▸ **Dataset excerpt**:
[Start]

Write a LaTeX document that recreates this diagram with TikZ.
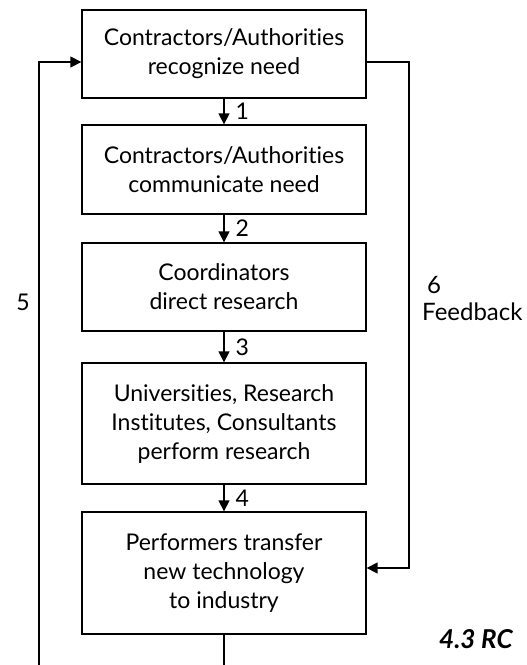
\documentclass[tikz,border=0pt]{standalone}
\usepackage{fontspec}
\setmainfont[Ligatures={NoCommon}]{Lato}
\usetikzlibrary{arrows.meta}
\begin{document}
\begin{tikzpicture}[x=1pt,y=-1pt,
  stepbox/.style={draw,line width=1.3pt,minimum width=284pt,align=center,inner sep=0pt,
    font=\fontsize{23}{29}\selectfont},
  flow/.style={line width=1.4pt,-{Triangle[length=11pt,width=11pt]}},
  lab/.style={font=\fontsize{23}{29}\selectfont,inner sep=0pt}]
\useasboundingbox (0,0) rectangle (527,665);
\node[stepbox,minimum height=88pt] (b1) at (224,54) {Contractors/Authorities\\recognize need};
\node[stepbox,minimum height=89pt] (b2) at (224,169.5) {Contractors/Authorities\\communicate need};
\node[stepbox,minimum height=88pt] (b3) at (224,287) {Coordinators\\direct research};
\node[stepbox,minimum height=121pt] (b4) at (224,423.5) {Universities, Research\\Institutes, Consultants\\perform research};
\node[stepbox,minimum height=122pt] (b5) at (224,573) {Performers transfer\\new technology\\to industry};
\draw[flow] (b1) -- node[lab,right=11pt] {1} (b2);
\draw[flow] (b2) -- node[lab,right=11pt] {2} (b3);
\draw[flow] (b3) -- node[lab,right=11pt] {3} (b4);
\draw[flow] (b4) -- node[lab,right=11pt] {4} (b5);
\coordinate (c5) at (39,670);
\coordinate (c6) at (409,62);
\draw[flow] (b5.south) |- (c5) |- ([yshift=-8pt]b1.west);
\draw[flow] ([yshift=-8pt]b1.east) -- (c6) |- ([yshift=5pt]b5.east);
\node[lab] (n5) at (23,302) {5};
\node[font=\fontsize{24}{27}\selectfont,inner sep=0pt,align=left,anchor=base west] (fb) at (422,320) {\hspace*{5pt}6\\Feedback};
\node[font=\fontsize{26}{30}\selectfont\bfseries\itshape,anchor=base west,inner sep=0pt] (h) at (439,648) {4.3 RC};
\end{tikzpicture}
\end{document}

[End]

▸ **Requirements**: Transcribe all the data word for word; the images stay out.

▸ **Answer for this exercise**:
Write a LaTeX document that recreates this diagram with TikZ.
\documentclass[tikz,border=0pt]{standalone}
\usepackage{fontspec}
\setmainfont[Ligatures={NoCommon}]{Lato}
\usetikzlibrary{arrows.meta}
\begin{document}
\begin{tikzpicture}[x=1pt,y=-1pt,
  stepbox/.style={draw,line width=1.3pt,minimum width=284pt,align=center,inner sep=0pt,
    font=\fontsize{23}{29}\selectfont},
  flow/.style={line width=1.4pt,-{Triangle[length=11pt,width=11pt]}},
  lab/.style={font=\fontsize{23}{29}\selectfont,inner sep=0pt}]
\useasboundingbox (0,0) rectangle (527,665);
\node[stepbox,minimum height=88pt] (b1) at (224,54) {Contractors/Authorities\\recognize need};
\node[stepbox,minimum height=89pt] (b2) at (224,169.5) {Contractors/Authorities\\communicate need};
\node[stepbox,minimum height=88pt] (b3) at (224,287) {Coordinators\\direct research};
\node[stepbox,minimum height=121pt] (b4) at (224,423.5) {Universities, Research\\Institutes, Consultants\\perform research};
\node[stepbox,minimum height=122pt] (b5) at (224,573) {Performers transfer\\new technology\\to industry};
\draw[flow] (b1) -- node[lab,right=11pt] {1} (b2);
\draw[flow] (b2) -- node[lab,right=11pt] {2} (b3);
\draw[flow] (b3) -- node[lab,right=11pt] {3} (b4);
\draw[flow] (b4) -- node[lab,right=11pt] {4} (b5);
\coordinate (c5) at (39,670);
\coordinate (c6) at (409,62);
\draw[flow] (b5.south) |- (c5) |- ([yshift=-8pt]b1.west);
\draw[flow] ([yshift=-8pt]b1.east) -- (c6) |- ([yshift=5pt]b5.east);
\node[lab] (n5) at (23,302) {5};
\node[font=\fontsize{24}{27}\selectfont,inner sep=0pt,align=left,anchor=base west] (fb) at (422,320) {\hspace*{5pt}6\\Feedback};
\node[font=\fontsize{26}{30}\selectfont\bfseries\itshape,anchor=base west,inner sep=0pt] (h) at (439,648) {4.3 RC};
\end{tikzpicture}
\end{document}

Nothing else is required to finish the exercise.